[start of PROVIDED MATERIAL]
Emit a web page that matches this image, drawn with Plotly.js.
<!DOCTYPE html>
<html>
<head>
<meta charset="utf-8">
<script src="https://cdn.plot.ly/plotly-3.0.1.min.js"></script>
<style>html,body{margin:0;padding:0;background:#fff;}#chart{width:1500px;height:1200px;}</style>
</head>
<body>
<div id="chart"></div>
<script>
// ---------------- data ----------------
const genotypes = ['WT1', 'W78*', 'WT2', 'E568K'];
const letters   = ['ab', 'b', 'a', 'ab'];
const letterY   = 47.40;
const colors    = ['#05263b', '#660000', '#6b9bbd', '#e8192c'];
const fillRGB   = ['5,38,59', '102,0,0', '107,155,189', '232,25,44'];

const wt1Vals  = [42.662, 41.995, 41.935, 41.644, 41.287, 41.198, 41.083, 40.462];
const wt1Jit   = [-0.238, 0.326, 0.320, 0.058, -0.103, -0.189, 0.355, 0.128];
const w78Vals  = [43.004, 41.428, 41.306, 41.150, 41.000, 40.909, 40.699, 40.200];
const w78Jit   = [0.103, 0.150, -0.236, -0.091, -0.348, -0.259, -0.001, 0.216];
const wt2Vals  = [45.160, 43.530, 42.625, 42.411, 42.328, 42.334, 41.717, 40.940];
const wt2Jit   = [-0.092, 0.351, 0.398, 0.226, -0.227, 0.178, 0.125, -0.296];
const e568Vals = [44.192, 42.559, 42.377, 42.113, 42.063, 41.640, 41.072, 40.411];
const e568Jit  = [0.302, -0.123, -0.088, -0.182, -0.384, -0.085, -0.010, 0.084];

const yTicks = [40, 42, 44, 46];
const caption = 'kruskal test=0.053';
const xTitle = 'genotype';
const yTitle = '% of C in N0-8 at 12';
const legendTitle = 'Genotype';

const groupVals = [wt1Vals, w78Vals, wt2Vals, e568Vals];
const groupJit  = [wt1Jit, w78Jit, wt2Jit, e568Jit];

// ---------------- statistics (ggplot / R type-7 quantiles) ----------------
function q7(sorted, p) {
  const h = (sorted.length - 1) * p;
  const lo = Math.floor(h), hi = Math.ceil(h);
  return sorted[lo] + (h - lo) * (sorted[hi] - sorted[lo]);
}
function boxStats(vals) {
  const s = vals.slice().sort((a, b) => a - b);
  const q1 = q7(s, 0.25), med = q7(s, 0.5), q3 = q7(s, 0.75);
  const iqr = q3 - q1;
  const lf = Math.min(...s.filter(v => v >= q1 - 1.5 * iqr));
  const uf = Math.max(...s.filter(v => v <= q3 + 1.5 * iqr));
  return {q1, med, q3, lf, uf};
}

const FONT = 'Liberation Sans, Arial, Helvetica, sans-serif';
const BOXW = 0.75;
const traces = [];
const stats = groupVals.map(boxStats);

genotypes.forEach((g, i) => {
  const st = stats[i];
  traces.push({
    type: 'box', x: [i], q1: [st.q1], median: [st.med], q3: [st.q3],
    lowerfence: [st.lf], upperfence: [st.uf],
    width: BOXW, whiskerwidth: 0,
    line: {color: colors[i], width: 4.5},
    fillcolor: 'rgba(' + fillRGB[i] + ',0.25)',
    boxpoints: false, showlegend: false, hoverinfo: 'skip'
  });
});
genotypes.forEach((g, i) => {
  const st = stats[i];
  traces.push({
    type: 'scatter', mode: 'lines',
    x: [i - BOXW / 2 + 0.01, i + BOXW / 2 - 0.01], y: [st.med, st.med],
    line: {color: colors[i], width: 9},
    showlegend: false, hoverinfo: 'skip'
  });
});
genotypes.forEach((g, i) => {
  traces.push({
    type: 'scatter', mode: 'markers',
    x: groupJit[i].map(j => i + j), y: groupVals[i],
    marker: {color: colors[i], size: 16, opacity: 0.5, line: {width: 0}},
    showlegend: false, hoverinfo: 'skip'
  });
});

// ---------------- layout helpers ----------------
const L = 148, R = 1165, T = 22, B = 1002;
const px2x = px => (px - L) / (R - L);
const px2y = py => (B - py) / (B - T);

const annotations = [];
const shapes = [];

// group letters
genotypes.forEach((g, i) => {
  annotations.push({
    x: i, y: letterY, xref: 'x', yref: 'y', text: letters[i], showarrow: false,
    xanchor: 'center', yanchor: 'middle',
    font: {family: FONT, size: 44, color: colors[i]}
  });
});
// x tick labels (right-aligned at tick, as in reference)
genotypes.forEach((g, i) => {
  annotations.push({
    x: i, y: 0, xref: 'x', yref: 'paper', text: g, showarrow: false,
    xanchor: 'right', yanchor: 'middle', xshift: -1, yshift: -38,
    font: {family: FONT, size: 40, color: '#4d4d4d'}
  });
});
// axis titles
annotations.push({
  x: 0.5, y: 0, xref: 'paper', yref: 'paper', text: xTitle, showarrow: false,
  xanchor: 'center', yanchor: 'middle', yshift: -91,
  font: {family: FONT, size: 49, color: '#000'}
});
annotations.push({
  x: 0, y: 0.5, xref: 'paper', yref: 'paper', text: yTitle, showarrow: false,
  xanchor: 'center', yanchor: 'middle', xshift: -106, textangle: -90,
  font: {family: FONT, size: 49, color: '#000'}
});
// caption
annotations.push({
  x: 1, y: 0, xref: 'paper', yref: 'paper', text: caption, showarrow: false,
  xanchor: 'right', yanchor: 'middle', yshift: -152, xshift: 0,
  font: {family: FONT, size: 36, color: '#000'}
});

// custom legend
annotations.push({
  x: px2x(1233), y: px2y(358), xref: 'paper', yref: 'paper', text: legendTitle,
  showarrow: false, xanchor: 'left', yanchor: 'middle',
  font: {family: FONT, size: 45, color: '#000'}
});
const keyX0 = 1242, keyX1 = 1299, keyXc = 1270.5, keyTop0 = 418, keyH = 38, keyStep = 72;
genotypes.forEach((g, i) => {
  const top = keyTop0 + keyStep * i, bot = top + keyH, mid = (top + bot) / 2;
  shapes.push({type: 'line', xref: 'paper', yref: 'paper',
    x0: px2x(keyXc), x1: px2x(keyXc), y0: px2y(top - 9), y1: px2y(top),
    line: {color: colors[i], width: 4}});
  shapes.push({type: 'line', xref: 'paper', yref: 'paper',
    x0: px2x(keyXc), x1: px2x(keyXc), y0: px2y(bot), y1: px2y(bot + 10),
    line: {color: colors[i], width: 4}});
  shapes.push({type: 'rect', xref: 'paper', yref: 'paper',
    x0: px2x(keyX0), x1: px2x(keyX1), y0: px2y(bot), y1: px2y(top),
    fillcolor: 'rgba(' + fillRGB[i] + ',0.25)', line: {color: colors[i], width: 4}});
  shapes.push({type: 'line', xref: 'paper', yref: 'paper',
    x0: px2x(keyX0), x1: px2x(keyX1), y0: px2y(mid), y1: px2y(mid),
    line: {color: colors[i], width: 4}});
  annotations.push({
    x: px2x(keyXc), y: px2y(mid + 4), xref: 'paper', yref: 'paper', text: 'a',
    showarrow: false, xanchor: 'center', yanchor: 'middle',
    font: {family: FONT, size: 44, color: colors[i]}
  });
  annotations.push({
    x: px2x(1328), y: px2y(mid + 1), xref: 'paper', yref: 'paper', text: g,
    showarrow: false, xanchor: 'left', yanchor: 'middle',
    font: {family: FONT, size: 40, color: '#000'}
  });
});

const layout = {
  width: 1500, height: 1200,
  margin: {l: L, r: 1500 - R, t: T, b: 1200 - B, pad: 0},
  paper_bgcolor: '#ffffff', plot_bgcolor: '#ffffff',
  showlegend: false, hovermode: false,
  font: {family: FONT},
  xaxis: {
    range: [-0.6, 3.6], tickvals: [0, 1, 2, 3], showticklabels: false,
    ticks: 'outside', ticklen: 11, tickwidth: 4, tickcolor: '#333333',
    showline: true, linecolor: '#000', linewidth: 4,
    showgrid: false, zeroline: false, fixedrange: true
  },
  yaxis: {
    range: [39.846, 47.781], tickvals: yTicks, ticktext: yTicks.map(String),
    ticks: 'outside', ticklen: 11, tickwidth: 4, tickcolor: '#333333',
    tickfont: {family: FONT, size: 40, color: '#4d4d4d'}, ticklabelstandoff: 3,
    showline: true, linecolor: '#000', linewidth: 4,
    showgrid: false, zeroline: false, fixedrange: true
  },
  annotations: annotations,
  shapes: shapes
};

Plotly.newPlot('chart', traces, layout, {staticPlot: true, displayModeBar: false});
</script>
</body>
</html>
[end of PROVIDED MATERIAL]
[start of PROVIDED MATERIAL]
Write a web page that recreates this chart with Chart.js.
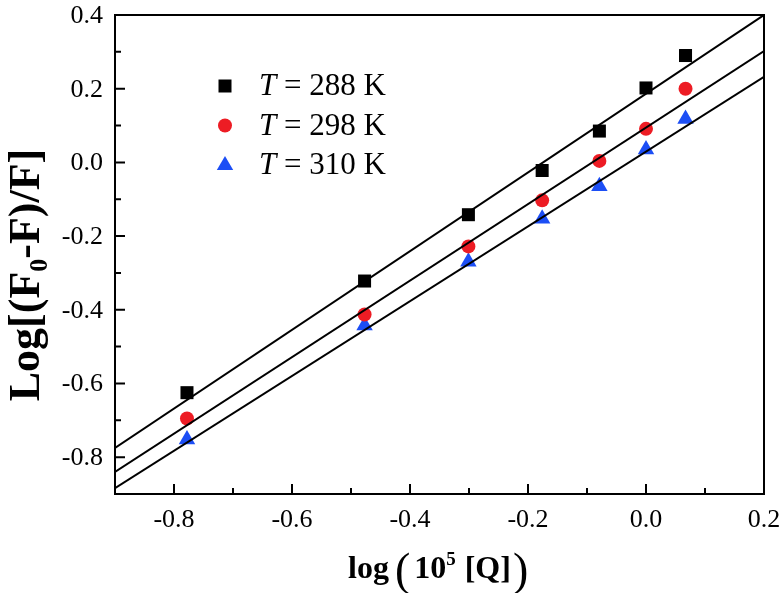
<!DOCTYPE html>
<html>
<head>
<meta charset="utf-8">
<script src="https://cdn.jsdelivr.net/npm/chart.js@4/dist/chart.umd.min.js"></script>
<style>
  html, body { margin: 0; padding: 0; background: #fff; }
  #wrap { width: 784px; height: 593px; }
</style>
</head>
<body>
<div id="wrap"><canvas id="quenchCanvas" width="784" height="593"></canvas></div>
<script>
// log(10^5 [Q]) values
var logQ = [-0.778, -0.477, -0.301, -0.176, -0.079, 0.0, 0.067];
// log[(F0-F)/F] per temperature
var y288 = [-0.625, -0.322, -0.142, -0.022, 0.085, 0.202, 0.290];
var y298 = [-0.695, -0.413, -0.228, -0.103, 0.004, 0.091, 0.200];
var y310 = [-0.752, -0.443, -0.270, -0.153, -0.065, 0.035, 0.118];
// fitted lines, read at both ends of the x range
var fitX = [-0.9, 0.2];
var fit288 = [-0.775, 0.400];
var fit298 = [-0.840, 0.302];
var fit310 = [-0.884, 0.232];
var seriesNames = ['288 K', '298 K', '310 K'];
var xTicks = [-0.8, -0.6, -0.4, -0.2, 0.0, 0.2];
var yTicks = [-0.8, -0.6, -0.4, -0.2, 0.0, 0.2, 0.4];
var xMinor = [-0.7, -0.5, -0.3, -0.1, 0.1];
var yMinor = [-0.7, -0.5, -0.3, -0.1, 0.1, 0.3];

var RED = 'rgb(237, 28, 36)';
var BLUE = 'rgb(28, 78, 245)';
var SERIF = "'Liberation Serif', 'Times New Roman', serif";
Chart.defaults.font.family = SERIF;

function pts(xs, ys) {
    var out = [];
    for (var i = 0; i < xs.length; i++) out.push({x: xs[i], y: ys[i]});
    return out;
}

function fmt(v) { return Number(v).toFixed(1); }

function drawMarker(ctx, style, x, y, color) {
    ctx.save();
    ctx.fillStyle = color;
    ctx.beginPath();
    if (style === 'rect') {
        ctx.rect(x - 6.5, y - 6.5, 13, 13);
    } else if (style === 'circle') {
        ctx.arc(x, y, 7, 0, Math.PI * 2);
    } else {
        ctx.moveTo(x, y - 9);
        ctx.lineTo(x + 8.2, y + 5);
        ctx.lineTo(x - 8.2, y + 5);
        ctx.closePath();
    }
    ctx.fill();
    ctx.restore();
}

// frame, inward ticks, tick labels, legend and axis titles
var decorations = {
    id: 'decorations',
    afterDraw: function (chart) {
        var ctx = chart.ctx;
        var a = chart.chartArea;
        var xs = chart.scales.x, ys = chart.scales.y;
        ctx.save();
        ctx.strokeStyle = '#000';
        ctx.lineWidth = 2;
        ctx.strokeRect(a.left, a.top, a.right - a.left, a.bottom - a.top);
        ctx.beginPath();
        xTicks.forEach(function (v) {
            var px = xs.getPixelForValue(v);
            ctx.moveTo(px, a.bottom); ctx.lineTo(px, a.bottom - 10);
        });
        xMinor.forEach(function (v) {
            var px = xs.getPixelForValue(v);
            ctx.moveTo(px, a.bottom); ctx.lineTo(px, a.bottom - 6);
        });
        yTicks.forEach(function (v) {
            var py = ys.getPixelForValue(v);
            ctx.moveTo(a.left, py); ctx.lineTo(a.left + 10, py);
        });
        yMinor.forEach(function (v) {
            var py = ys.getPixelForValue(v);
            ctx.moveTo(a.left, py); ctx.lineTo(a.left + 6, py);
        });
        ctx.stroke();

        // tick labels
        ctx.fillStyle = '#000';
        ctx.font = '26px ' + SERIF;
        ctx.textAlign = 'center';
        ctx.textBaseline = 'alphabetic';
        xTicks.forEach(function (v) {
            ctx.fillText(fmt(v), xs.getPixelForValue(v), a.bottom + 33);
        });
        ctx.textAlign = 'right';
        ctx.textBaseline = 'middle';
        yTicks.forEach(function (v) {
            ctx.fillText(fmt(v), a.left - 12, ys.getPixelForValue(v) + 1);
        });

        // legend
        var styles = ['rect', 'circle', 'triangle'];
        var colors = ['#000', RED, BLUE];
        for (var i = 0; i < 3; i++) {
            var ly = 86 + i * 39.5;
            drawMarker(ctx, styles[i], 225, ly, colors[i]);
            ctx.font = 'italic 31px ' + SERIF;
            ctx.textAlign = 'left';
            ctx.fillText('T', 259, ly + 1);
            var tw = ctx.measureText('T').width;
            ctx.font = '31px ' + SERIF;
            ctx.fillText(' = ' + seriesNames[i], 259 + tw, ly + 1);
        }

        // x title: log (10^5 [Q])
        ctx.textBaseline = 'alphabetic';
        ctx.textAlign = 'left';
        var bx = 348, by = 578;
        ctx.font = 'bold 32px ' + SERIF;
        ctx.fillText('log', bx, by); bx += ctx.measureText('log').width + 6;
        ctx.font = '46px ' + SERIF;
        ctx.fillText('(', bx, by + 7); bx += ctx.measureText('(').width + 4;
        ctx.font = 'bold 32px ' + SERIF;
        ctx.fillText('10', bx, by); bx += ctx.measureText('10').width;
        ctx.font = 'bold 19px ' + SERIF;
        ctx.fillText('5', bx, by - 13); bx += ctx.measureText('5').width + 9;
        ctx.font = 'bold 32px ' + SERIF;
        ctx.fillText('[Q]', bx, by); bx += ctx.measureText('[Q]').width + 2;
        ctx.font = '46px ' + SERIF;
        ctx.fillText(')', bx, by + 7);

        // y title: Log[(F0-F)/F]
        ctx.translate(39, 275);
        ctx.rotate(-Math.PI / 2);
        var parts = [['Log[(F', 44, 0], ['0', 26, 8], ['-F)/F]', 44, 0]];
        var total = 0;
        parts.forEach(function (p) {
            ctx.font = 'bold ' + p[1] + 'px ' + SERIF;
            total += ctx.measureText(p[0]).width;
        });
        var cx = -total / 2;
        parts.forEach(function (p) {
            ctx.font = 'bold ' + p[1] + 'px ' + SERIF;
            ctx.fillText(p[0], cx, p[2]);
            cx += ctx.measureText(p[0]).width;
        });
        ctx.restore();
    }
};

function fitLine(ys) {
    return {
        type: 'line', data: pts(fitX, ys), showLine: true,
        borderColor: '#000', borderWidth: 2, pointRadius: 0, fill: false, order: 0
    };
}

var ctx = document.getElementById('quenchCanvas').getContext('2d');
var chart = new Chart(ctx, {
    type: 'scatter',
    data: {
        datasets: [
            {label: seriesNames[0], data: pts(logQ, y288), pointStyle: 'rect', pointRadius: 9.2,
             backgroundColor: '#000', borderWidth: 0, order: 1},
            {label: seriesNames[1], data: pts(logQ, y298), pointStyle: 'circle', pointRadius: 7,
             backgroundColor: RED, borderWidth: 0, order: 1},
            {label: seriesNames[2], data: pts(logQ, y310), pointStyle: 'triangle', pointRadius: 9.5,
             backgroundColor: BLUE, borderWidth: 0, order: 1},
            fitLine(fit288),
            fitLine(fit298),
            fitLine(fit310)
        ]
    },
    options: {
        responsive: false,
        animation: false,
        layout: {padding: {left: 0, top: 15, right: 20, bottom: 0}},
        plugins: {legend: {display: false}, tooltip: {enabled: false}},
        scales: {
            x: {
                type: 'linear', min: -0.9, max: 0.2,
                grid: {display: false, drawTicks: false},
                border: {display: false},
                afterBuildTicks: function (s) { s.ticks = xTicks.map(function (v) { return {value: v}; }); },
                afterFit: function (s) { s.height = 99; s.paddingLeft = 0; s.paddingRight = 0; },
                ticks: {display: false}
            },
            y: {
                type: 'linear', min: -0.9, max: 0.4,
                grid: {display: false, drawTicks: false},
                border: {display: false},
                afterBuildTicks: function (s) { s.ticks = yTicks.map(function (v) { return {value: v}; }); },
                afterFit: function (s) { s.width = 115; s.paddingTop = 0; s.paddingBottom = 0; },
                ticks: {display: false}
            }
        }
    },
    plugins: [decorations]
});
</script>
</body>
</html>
[end of PROVIDED MATERIAL]
TASK OBJECTIVE -
What is wanted is an exact copy of the lines from the line containing "Emit a web page" to the line containing "['5,38,59', '102,0,0', '107,155,189', '232,25,44'];", both lines included, and of no other line.

RESPONSE -
Emit a web page that matches this image, drawn with Plotly.js.
<!DOCTYPE html>
<html>
<head>
<meta charset="utf-8">
<script src="https://cdn.plot.ly/plotly-3.0.1.min.js"></script>
<style>html,body{margin:0;padding:0;background:#fff;}#chart{width:1500px;height:1200px;}</style>
</head>
<body>
<div id="chart"></div>
<script>
// ---------------- data ----------------
const genotypes = ['WT1', 'W78*', 'WT2', 'E568K'];
const letters   = ['ab', 'b', 'a', 'ab'];
const letterY   = 47.40;
const colors    = ['#05263b', '#660000', '#6b9bbd', '#e8192c'];
const fillRGB   = ['5,38,59', '102,0,0', '107,155,189', '232,25,44'];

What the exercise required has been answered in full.